▸ **Exercise**: From the entries below, please gather each line containing the string "this".

Collected data:
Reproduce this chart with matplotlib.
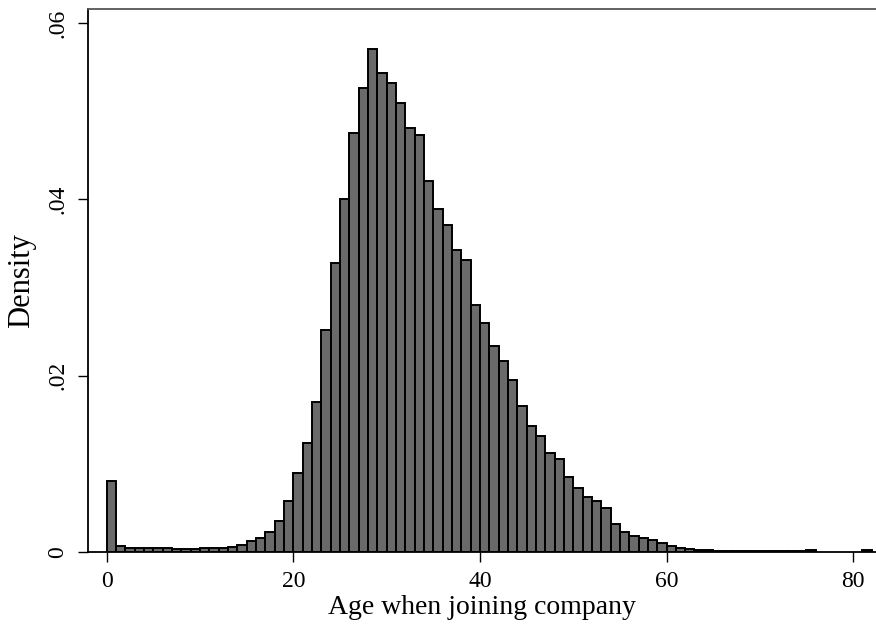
import matplotlib.pyplot as plt

# histogram of age when joining company, 1-year bins starting at 0
bin_starts = list(range(0, 82))
density = [
    0.0080, 0.0006, 0.0004, 0.0004, 0.0004, 0.0004, 0.0004, 0.0003, 0.0003, 0.0003,
    0.0004, 0.0004, 0.0004, 0.0005, 0.0008, 0.0012, 0.0015, 0.0022, 0.0035, 0.0057,
    0.0089, 0.0123, 0.0170, 0.0252, 0.0328, 0.0400, 0.0475, 0.0527, 0.0571, 0.0544,
    0.0532, 0.0510, 0.0481, 0.0473, 0.0421, 0.0389, 0.0371, 0.0343, 0.0331, 0.0280,
    0.0260, 0.0234, 0.0217, 0.0195, 0.0166, 0.0143, 0.0131, 0.0112, 0.0105, 0.0085,
    0.0072, 0.0062, 0.0057, 0.0050, 0.0031, 0.0022, 0.0018, 0.0015, 0.0013, 0.0010,
    0.00065, 0.0004, 0.0003, 0.0002, 0.00015, 0.0001, 0.0001, 0.0001, 0.0001, 0.0001,
    0.0001, 0.0001, 0.0001, 0.0001, 0.0001, 0.00015, 0.0, 0.0, 0.0, 0.0,
    0.0, 0.00015,
]
x_ticks = [0, 20, 40, 60, 80]
y_ticks = [0, 0.02, 0.04, 0.06]
y_labels = ['0', '.02', '.04', '.06']

plt.rcParams['font.family'] = ['Liberation Serif', 'DejaVu Serif']

fig = plt.figure(figsize=(8.76, 6.35), dpi=100)
ax = fig.add_axes([0.1005, 0.1312, 0.9, 0.8542])

xs = [b for b, d in zip(bin_starts, density) if d > 0]
hs = [d for d in density if d > 0]
ax.bar(xs, hs, width=1, align='edge', color='#6a6a6a',
       edgecolor='black', linewidth=1.4)

ax.set_xlim(-2.0, 82.5)
ax.set_ylim(0, 0.0616)
ax.spines['right'].set_visible(False)
for s in ['left', 'top', 'bottom']:
    ax.spines[s].set_linewidth(1.3)
ax.spines['top'].set_color('#555555')

ax.set_xticks(x_ticks)
ax.set_yticks(y_ticks)
ax.set_yticklabels(y_labels, rotation=90, va='center')
ax.tick_params(axis='both', length=7, width=1, labelsize=17, colors='black')
ax.tick_params(axis='x', pad=7)
ax.tick_params(axis='y', pad=7)

ax.set_xlabel('Age when joining company', fontsize=20, labelpad=2)
ax.set_ylabel('Density', fontsize=22, labelpad=8)

fig.savefig('out.png', dpi=100)
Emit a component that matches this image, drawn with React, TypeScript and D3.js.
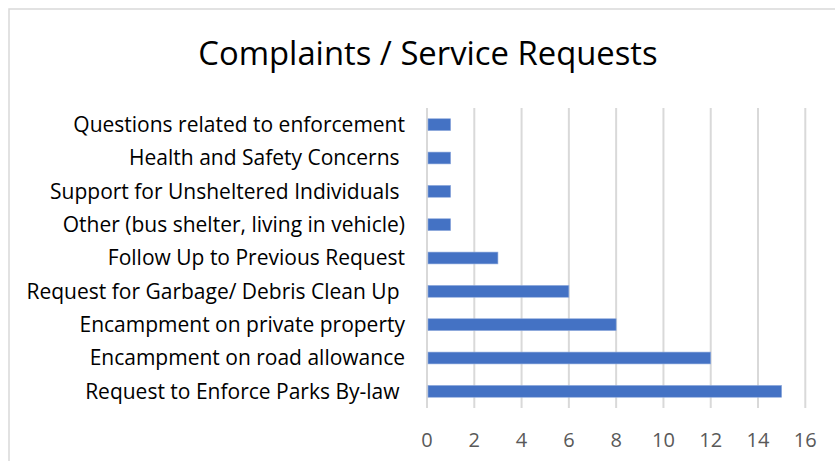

▸ **Finished exercise**:
Reproduce this chart with matplotlib.
Emit a component that matches this image, drawn with React, TypeScript and D3.js.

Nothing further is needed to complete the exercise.